Almanzar hit just .225/.292/.275 in July, failing to show much in terms of power or patience. While a lot of this was due to poor luck on balls in play -- Almanzar struck out just 15 percent of the time -- without the other stuff, it's just a line propped up by batting average. He's just 22, so the silver lining alluded to above does count for something, at least: as it isn't clear he's ready for Triple-A, the chances of his being snatched from the system to play on a major-league roster in 2014 are reduced, giving the Sox and Almanzar another potential shot in 2014 to see where he is in his development.
Keith Couch, RHP
Couch's July wasn't quite as good as his June, but it's tough to argue with the ground outs and 3.3 walks per nine. The strikeouts aren't coming as often anymore, however, which does add extra weight to those free passes. Of course, this is Couch's work as a starter, and as we've mentioned many times before in this space, his future is very likely in relief. The longer he holds his own as a starter in the minors, the more innings he can rack up to work on his repertoire, sequencing, and overall development, which should, in theory, make him a more effective reliever once the Sox eventually make that switch for good.

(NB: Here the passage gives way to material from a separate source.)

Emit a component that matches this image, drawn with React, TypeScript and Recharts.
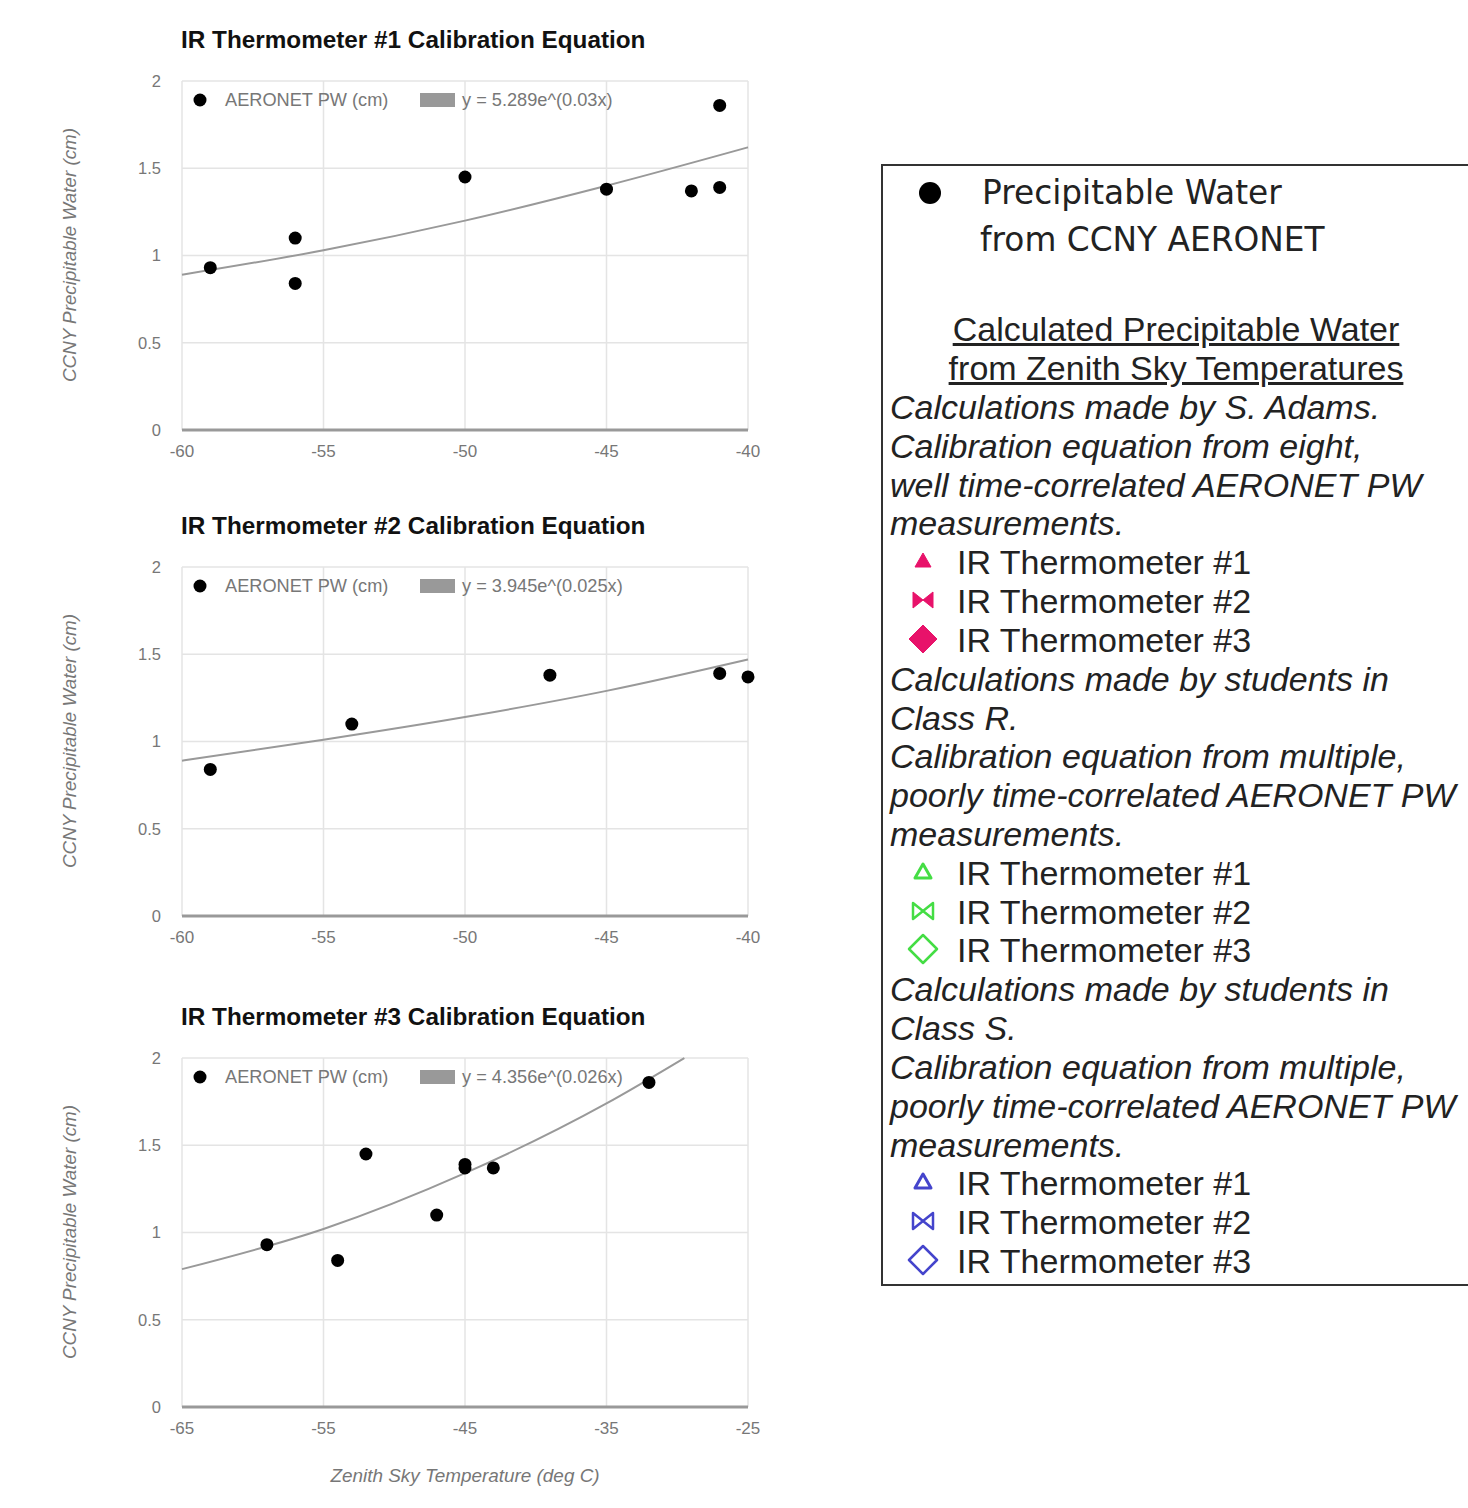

Like Ranaudo and Almanzar, Couch is also Rule 5-eligible this off-season, so someone else might snag Couch from Boston with the idea being they can convert him to relief and shelter him for emergency situations and blow outs until he shows himself capable of facing off against big-league talent. If Boston doesn't plan on protecting him, they might just end up dealing him as part of some larger package, but it's only August: we'll save that speculation for the winter.